[Problem to solve] Each line in the material below, starting at the one with "Rebuild this chart" and ending at the one with "var y1 = d3.scaleLinear().domain([0, 30]).range([381, 197]);", is to be reproduced exactly; no picture is to be copied.

* Start Dataset records *

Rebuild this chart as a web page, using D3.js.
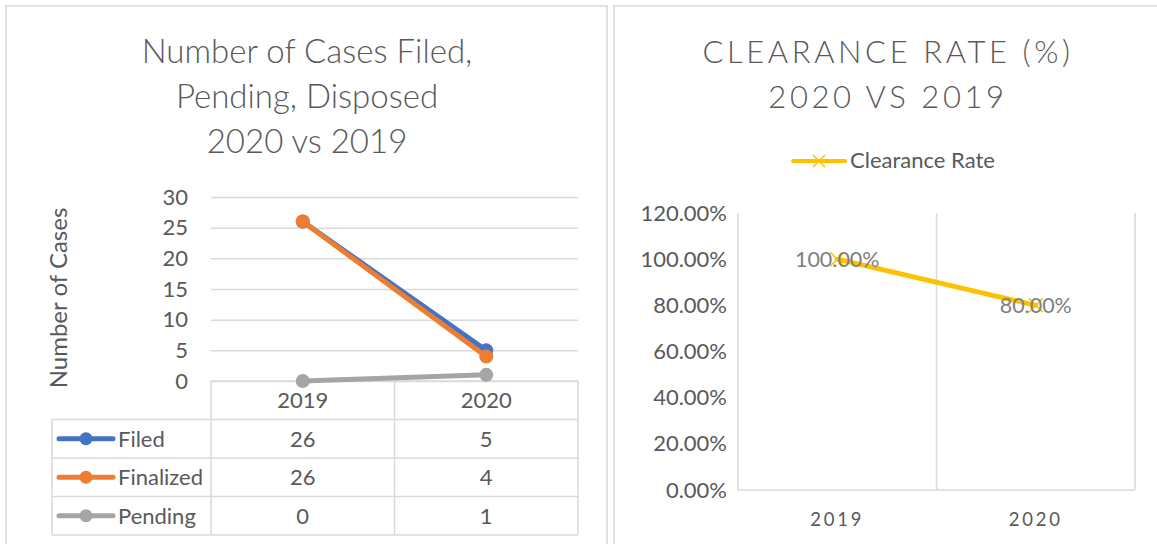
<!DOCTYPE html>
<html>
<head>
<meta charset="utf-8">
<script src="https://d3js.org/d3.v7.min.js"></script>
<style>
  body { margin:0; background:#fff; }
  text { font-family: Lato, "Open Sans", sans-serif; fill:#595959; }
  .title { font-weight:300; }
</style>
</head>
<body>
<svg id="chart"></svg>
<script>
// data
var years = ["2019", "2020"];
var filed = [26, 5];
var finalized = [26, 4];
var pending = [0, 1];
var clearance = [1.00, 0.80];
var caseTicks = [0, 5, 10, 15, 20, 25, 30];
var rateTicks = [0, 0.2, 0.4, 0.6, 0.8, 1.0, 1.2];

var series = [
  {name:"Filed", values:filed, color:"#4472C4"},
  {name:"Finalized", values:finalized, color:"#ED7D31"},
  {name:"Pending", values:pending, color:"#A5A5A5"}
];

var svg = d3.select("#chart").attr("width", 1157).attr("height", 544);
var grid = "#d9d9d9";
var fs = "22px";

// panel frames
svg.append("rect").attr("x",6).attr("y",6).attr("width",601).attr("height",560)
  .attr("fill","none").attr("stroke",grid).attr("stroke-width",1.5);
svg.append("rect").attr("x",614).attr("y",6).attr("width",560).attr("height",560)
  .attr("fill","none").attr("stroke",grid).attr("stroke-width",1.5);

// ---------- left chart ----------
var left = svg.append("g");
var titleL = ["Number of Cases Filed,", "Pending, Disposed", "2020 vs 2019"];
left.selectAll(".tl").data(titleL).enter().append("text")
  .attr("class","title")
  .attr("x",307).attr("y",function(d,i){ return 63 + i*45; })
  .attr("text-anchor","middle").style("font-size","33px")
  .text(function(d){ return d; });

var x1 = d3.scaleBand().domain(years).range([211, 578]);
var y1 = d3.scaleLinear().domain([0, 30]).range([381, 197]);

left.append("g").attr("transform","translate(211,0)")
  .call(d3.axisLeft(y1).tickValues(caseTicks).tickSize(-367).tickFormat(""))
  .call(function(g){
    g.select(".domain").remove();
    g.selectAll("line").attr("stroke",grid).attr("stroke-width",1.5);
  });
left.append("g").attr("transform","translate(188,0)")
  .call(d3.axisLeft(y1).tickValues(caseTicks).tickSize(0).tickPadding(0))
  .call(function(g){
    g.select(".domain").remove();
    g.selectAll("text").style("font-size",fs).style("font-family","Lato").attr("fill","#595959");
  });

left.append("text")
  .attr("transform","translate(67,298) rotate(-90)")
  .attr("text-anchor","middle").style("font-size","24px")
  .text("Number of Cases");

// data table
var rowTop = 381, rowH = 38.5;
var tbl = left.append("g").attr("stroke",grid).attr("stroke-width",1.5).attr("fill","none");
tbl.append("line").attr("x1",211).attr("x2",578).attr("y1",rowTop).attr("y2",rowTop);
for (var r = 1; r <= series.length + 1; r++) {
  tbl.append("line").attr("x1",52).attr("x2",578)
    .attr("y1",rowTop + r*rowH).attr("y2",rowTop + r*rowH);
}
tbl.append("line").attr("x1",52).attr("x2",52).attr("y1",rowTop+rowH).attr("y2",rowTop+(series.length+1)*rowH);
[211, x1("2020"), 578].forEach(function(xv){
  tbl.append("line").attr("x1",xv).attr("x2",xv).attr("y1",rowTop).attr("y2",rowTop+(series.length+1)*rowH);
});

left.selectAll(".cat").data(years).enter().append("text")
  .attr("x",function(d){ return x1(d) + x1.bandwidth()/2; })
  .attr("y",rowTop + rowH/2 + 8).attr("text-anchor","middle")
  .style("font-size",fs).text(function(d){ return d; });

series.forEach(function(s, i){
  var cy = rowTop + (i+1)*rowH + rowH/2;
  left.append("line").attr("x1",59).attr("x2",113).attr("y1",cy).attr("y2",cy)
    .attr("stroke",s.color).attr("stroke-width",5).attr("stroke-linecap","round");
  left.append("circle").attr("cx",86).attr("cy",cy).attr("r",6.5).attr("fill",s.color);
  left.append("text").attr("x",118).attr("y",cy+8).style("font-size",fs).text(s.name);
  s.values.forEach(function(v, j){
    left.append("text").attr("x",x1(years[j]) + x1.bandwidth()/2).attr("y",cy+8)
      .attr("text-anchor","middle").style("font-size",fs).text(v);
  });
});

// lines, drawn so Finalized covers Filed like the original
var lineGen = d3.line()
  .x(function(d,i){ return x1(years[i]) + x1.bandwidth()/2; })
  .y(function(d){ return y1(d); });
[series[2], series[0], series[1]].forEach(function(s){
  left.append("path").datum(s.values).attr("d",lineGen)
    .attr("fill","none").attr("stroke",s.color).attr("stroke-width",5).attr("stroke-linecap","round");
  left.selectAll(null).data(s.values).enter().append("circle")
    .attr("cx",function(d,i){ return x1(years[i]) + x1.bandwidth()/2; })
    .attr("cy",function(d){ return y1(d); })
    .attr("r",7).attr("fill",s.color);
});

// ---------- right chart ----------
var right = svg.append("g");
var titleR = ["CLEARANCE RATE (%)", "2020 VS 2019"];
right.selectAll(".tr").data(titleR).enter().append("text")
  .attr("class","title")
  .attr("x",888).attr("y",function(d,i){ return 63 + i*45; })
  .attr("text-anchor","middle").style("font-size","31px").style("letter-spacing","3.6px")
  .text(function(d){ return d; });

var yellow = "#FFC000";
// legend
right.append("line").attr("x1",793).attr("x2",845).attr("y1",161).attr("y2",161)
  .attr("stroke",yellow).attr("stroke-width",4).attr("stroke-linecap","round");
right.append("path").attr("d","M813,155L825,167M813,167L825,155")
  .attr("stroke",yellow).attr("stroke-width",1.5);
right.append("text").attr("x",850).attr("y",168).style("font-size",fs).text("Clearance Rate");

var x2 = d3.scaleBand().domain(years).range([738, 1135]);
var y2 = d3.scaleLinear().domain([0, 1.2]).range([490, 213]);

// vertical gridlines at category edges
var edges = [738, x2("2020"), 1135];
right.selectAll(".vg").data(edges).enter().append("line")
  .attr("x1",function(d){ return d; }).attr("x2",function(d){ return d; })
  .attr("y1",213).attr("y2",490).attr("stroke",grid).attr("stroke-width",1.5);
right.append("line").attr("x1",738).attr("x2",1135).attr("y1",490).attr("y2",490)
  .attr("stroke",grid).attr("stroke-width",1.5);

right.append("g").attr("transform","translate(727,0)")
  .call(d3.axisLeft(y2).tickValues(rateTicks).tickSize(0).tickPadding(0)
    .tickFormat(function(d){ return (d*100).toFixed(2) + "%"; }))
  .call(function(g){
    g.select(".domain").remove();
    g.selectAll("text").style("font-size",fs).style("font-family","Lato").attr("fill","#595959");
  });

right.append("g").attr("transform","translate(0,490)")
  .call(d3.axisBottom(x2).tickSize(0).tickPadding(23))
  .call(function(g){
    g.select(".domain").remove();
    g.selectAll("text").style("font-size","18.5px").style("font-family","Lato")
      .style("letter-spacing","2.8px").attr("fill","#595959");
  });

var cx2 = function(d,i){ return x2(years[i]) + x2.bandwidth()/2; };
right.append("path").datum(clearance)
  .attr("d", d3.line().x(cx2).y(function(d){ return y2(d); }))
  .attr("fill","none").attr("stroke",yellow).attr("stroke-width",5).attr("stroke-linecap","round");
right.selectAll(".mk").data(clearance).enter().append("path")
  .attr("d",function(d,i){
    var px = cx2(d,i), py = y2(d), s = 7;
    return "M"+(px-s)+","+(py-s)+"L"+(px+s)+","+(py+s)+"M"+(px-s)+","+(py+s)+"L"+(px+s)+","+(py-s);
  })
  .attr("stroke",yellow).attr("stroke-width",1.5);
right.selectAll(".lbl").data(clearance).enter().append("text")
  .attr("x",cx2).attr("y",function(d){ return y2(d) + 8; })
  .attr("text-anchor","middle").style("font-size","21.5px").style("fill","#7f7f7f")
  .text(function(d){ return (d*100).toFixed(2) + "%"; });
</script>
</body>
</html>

* End Dataset records *
* Start Dataset records *

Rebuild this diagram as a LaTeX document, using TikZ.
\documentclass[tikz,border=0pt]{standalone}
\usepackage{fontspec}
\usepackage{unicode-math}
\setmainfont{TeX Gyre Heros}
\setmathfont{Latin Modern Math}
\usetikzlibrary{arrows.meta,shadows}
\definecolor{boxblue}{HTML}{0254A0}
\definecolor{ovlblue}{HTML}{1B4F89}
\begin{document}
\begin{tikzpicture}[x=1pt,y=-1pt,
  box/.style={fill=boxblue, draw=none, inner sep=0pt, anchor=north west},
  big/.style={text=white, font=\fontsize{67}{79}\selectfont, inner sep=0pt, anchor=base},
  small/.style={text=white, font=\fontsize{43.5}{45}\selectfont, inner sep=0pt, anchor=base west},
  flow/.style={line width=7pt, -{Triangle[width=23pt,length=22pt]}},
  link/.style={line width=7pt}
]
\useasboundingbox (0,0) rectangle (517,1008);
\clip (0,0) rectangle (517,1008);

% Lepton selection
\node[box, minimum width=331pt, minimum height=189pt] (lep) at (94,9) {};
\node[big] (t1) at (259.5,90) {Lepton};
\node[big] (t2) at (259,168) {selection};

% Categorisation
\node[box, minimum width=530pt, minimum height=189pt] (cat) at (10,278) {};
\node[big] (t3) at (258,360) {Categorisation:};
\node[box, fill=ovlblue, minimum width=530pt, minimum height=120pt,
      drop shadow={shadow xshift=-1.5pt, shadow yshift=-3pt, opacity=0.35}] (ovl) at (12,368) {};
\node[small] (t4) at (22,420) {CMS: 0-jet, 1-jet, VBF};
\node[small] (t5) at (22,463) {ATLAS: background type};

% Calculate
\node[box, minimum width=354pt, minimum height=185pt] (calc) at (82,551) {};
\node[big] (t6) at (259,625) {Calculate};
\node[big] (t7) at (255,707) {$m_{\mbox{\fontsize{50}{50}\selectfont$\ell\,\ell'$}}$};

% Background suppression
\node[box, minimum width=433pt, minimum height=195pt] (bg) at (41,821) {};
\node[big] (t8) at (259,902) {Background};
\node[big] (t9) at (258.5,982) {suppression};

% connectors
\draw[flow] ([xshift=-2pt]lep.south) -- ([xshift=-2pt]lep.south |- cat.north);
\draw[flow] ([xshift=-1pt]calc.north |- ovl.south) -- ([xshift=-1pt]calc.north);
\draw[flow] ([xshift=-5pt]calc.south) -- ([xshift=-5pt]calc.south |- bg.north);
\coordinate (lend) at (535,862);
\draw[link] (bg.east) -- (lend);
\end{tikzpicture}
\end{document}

* End Dataset records *

[The solution]
Rebuild this chart as a web page, using D3.js.
<!DOCTYPE html>
<html>
<head>
<meta charset="utf-8">
<script src="https://d3js.org/d3.v7.min.js"></script>
<style>
  body { margin:0; background:#fff; }
  text { font-family: Lato, "Open Sans", sans-serif; fill:#595959; }
  .title { font-weight:300; }
</style>
</head>
<body>
<svg id="chart"></svg>
<script>
// data
var years = ["2019", "2020"];
var filed = [26, 5];
var finalized = [26, 4];
var pending = [0, 1];
var clearance = [1.00, 0.80];
var caseTicks = [0, 5, 10, 15, 20, 25, 30];
var rateTicks = [0, 0.2, 0.4, 0.6, 0.8, 1.0, 1.2];

var series = [
  {name:"Filed", values:filed, color:"#4472C4"},
  {name:"Finalized", values:finalized, color:"#ED7D31"},
  {name:"Pending", values:pending, color:"#A5A5A5"}
];

var svg = d3.select("#chart").attr("width", 1157).attr("height", 544);
var grid = "#d9d9d9";
var fs = "22px";

// panel frames
svg.append("rect").attr("x",6).attr("y",6).attr("width",601).attr("height",560)
  .attr("fill","none").attr("stroke",grid).attr("stroke-width",1.5);
svg.append("rect").attr("x",614).attr("y",6).attr("width",560).attr("height",560)
  .attr("fill","none").attr("stroke",grid).attr("stroke-width",1.5);

// ---------- left chart ----------
var left = svg.append("g");
var titleL = ["Number of Cases Filed,", "Pending, Disposed", "2020 vs 2019"];
left.selectAll(".tl").data(titleL).enter().append("text")
  .attr("class","title")
  .attr("x",307).attr("y",function(d,i){ return 63 + i*45; })
  .attr("text-anchor","middle").style("font-size","33px")
  .text(function(d){ return d; });

var x1 = d3.scaleBand().domain(years).range([211, 578]);
var y1 = d3.scaleLinear().domain([0, 30]).range([381, 197]);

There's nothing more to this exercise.